Dr Donald Savage, Canadian higher education specialist who conducted the independent inquiry, consulted people from many sectors, including the universities, the government and the parliamentary opposition, the Ministry of Education, the Business Roundtable, the Academic Audit Unit and the Security Intelligence Service. The inquiry was publicised throughout the universities, and staff were invited to raise any related issues.
The report has three main parts:
Definitions of academic freedom
Part A examines and clarifies various definitions of academic freedom
It notes that the institutional form of academic freedom, university autonomy, requires a degree of self-governance necessary for local decision making, consistent with a respect for public accountability.

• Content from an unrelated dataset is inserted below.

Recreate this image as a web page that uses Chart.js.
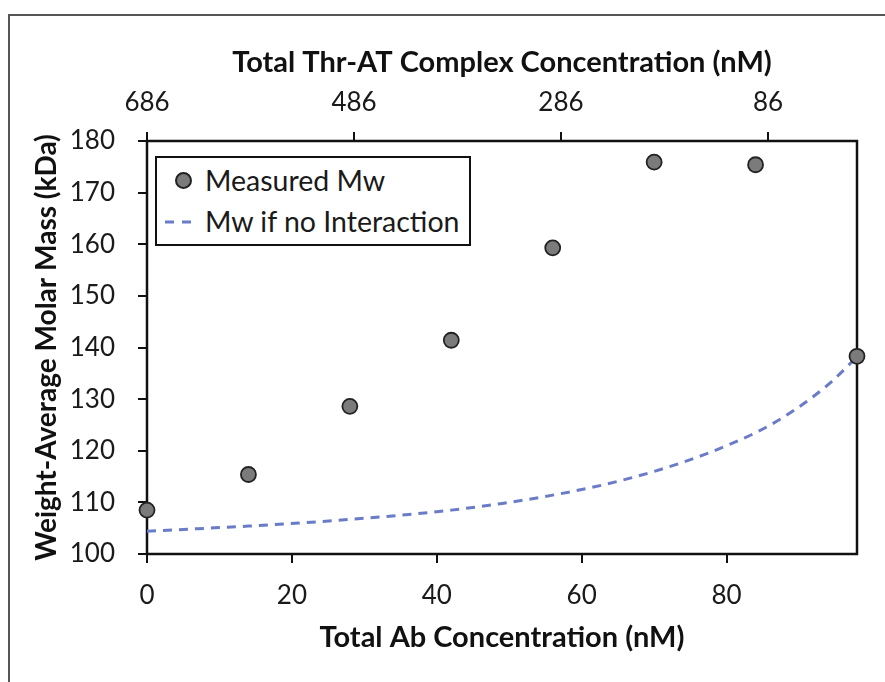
<!DOCTYPE html>
<html>
<head>
<meta charset="utf-8">
<script src="https://cdn.jsdelivr.net/npm/chart.js@4"></script>
<style>
html,body{margin:0;padding:0;background:#fff;}
#wrap{position:relative;width:885px;height:682px;overflow:hidden;background:#fff;}
#frame{position:absolute;left:8px;top:14px;width:950px;height:750px;border-left:2px solid #555;border-top:2px solid #555;}
#c{position:absolute;left:0;top:0;}
#legend{position:absolute;left:155px;top:156px;width:312px;height:86px;border:2px solid #111;background:#fff;font-family:Lato, sans-serif;font-size:28.5px;color:#1a1a1a;}
.row{position:absolute;left:0;height:32px;line-height:32px;white-space:nowrap;}
.row .txt{position:absolute;left:48px;top:0;}
.dot{position:absolute;left:18px;top:8px;width:13px;height:13px;border-radius:50%;background:#7b7b7b;border:2px solid #222;}
.dash{position:absolute;left:8px;top:15px;}
</style>
</head>
<body>
<div id="wrap">
  <div id="frame"></div>
  <canvas id="c" width="885" height="682"></canvas>
  <div id="legend">
    <div class="row" style="top:6px;width:300px"><span class="dot"></span><span class="txt">Measured Mw</span></div>
    <div class="row" style="top:47px;width:300px"><svg class="dash" width="32" height="4"><line x1="0" y1="2" x2="32" y2="2" stroke="#6a7cc8" stroke-width="3" stroke-dasharray="9,8"/></svg><span class="txt">Mw if no Interaction</span></div>
  </div>
</div>
<script>
// ---- data ----
const abConc = [0, 14, 28, 42, 56, 70, 84, 98];
const measuredMw = [108.5, 115.4, 128.6, 141.4, 159.3, 175.9, 175.4, 138.3];
const curveAb = [0, 7, 14, 21, 28, 35, 42, 49, 56, 63, 70, 77, 84, 87.5, 91, 94.5, 98];
const curveMw = [104.4, 104.9, 105.4, 106.0, 106.7, 107.5, 108.5, 109.8, 111.4, 113.4, 116.0, 119.3, 123.5, 126.2, 129.5, 133.4, 138.2];
const bottomTickLabels = [0, 20, 40, 60, 80];
const topTickLabels = [686, 486, 286, 86];
const seriesNames = ['Measured Mw', 'Mw if no Interaction'];
const xTitle = 'Total Ab Concentration (nM)';
const topTitle = 'Total Thr-AT Complex Concentration (nM)';
const yTitle = 'Weight-Average Molar Mass (kDa)';

const tickFont = {family: 'Lato', size: 26};
const titleFont = {family: 'Lato', size: 29, weight: 'bold'};
const yTitleFont = {family: 'Lato', size: 28, weight: 'bold'};
const txtColor = '#1a1a1a';

const framePlugin = {
  id: 'frame',
  beforeDatasetsDraw(chart) {
    const a = chart.chartArea, ctx = chart.ctx;
    ctx.save();
    ctx.strokeStyle = '#111';
    ctx.lineWidth = 2.5;
    ctx.strokeRect(a.left, a.top, a.right - a.left, a.bottom - a.top);
    ctx.restore();
  }
};

const tickGrid = {display: true, drawOnChartArea: false, drawTicks: true, tickLength: 9, color: '#111', lineWidth: 2};

new Chart(document.getElementById('c'), {
  type: 'scatter',
  data: {
    datasets: [
      {
        label: seriesNames[0],
        data: abConc.map((x, i) => ({x, y: measuredMw[i]})),
        backgroundColor: '#7b7b7b',
        borderColor: '#222',
        borderWidth: 1.8,
        pointRadius: 7.5,
        clip: false,
        xAxisID: 'x', yAxisID: 'y'
      },
      {
        type: 'line',
        label: seriesNames[1],
        data: curveAb.map((x, i) => ({x, y: curveMw[i]})),
        borderColor: '#6a7cc8',
        borderWidth: 3,
        borderDash: [9, 7],
        pointRadius: 0,
        fill: false,
        cubicInterpolationMode: 'monotone',
        xAxisID: 'x', yAxisID: 'y'
      }
    ]
  },
  options: {
    responsive: false,
    animation: false,
    devicePixelRatio: 1,
    layout: {padding: {left: 0, right: 28, top: 0, bottom: 0}},
    plugins: {legend: {display: false}, tooltip: {enabled: false}},
    scales: {
      x: {
        type: 'linear', position: 'bottom', min: 0, max: 98,
        afterBuildTicks(s) { s.ticks = bottomTickLabels.map(v => ({value: v})); },
        ticks: {font: tickFont, color: txtColor, padding: 17, maxRotation: 0},
        grid: tickGrid,
        border: {display: false},
        title: {display: true, text: xTitle, font: titleFont, color: '#111', padding: {top: 0, bottom: 27}},
        afterFit(s) { s.height = 128; }
      },
      x2: {
        type: 'linear', position: 'top', min: 0, max: 686, reverse: true,
        afterBuildTicks(s) { s.ticks = topTickLabels.map(v => ({value: v})); },
        ticks: {font: tickFont, color: txtColor, padding: 14, maxRotation: 0},
        grid: tickGrid,
        border: {display: false},
        title: {display: true, text: topTitle, font: titleFont, color: '#111', padding: {top: 45, bottom: 0}},
        afterFit(s) { s.height = 141; }
      },
      y: {
        type: 'linear', position: 'left', min: 100, max: 180,
        ticks: {stepSize: 10, font: tickFont, color: txtColor, padding: 23},
        grid: tickGrid,
        border: {display: false},
        title: {display: true, text: yTitle, font: yTitleFont, color: '#111', padding: {top: 30, bottom: 0}},
        afterFit(s) { s.width = 147; }
      }
    }
  },
  plugins: [framePlugin]
});
</script>
</body>
</html>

Part B deals with external challenges and threats to academic freedom and autonomy, including those that arise from the relationship of the universities with central government. Various safeguards and structures to maintain academic freedom and autonomy are suggested. Some of these relate to:
the functions of the new Tertiary Education Advisory Commission;
ownership of the universities;
the funding of research;
controversial teaching and research;
the research relationship between the university and the business community;
institutions’ financial reporting requirements;
developments in the World Trade Organisation; and
the activities of the Security Intelligence Service
Part C of the report deals with internal challenges and threats to academic freedom and autonomy. Recommendations here include:
Universities should consider amplifying the definition of academic freedom in the Education Act with statements of their own, preferably in the collective employment agreement with academic staff.
Emphasis is placed on the distinction between executive and legislative functions within the university and the roles of the governing council, vice-chancellors, deans and other academic administrators are examined.
The statutory role of Vice-Chancellor as sole employer of staff is seen as concentrating too much power in one person and it is recommended that the function should be transferred to the council.
Finally, the report notes that UNESCO, in its recent policy statement on the status of higher education teaching personnel, placed some emphasis on collegial self-government as an essential operational part of academic freedom. It considers that the academic boards provide the key structure for this, notes that they have become increasingly ineffectual, and suggests ways of strengthening those bodies.